Wilfried Hochholdinger («Inglourious Basterds») ist Monsignore Wilson
Thomas Loibl ist Pater Andreas
Ulrich Gebauer ist Kardinal Faulhaber
Emily Behr ist Theresa / Kreszentia
Renato Scarpa («Der talentierte Mr. Ripley») ist Pius XI.

Kritik
Das selbe Team, das kürzlich mit «Die Minensucherin» dem ZDF-Montagsfilm einen neuen Tiefpunkt beschert hat, zeichnet sich auch für den Zweiteiler «Gottes mächtige Dienerin» verantwortlich, mit dem uns die ARD pünktlich zum Osterwochenende ein bisschen Sakrales bieten möchte: Produzentin Regina Ziegler, Hauptdarstellerin Christine Neubauer und Regisseur Marcus O. Rosenmüller. Keine guten personellen Voraussetzungen also für einen Film mit differenzierter Narrative. Und genauso kommt es auch.

Bevor der Streifen beginnt, erhält der Zuschauer bereits eine kleine Vorwarnung: „Die in diesem Film beschriebenen Ereignisse basieren auf historischen Fakten. Einige Charaktere, Ereignisse und Namen sind jedoch frei erfunden“, liest man auf der Mattscheibe, bevor die erste Szene einsetzt. Was erfunden und was historisch akkurat ist, lässt sich dabei meist recht schnell feststellen; denn das Erfundene aus der Feder der Drehbuchautorinnen Gabriele Scheidt und Henriette Piper, die sich ihren Credit mit Marcus O. Rosenmüller teilen, ist zumeist vollkommen unglaubwürdig.

Insbesondere der erste Teil ist dabei viel zu langatmig geraten und arm an Dramatik.
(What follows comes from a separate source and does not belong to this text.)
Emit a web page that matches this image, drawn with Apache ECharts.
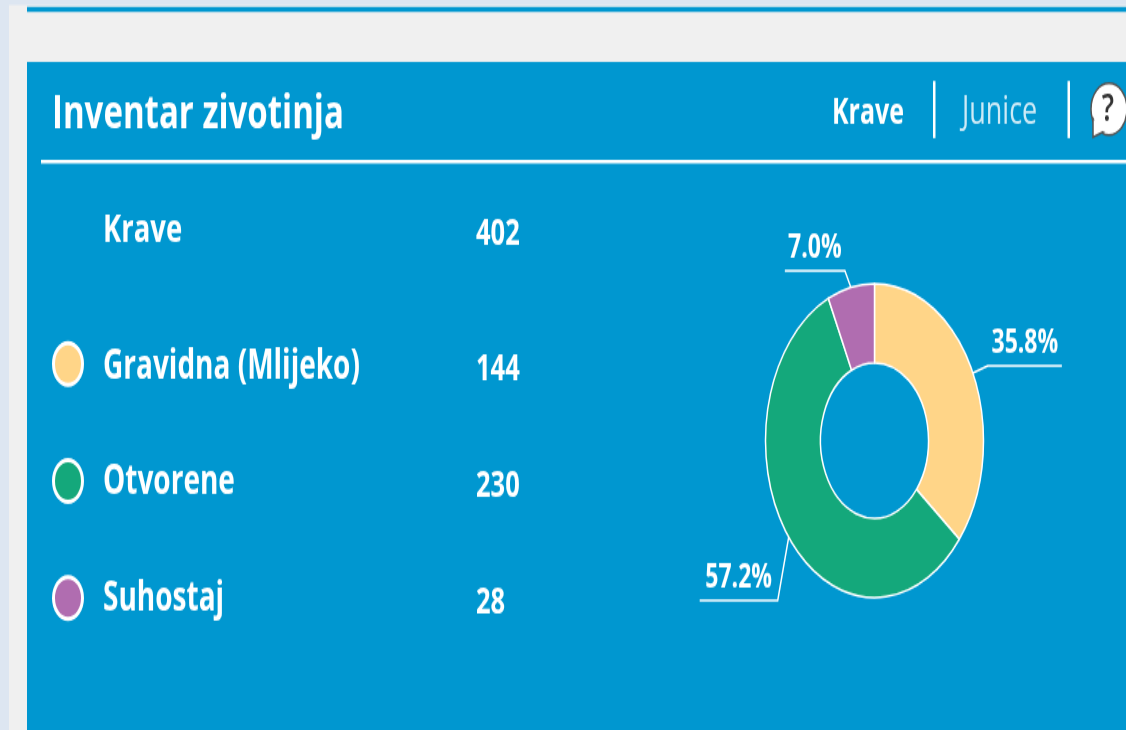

Die wenigen Konflikte, die hier existieren, drehen sich bis auf Schwester Pascalinas Kindheit, die recht schnell abgearbeitet ist, um Banalitäten: Die Wäsche und das Essen von Eugenio Pacelli und der eine oder andere Machtkampf durch die Hierarchien in der katholischen Kirche. Die wirklich interessanten Konflikte, wie das Zustandekommen der Konkordate und die politischen Umwälzungen in der Zeit der Weimarer Republik, die ja auch direkte Auswirkungen auf das kirchliche Leben haben, werden allenfalls angeschnitten. Den ersten Teil hätte man sich also vollkommen schenken können, während der zweite, der von der Zeit von Pascalinas Aufenthalt im Vatikan handelt, leider nahezu ebenso wenig wirklich Interessantes zu bieten hat.

Auf die Kontroverse der historischen Deutungen des Pontifikates von Pius, XII wird dabei nur hingewiesen. Der Film entscheidet sich gegen eine Anklage, wie sie etwa der Geschichtswissenschaftler Daniel Goldhagen führt, und für eine Absolution des umstrittenen Kirchenvaters. Er entscheidet sich jedoch ebenfalls dagegen, diesen Disput mit der nötigen Differenziertheit zu führen und nimmt es dafür in Kauf, vielleicht auch ungerechterweise Pius, XII als Lichtgestalt darzustellen.

Christine Neubauer erweist sich unfähig wie eh und je, einer Figur die nötige Glaubwürdigkeit zu verleihen, und sie spielt ihre Rolle völlig überzeichnet und aufgesetzt. Remo Girone kann dagegen in der Rolle als Eugenio Pacelli / Pius, XII durchaus überzeugen. Das reicht jedoch nicht aus, um «Gottes mächtigere Dienerin» mit seinem an die Wand gefahrenen Drehbuch und seiner verhunzten, weil häufig suggestiven Filmästhetik noch zu einem sehenswerten Zweiteiler zu machen.

«Gottes mächtige Dienerin» ist am Freitag, den 22. April, und Samstag, den 23. April 2011, jeweils um 20.15 Uhr im Ersten zu sehen.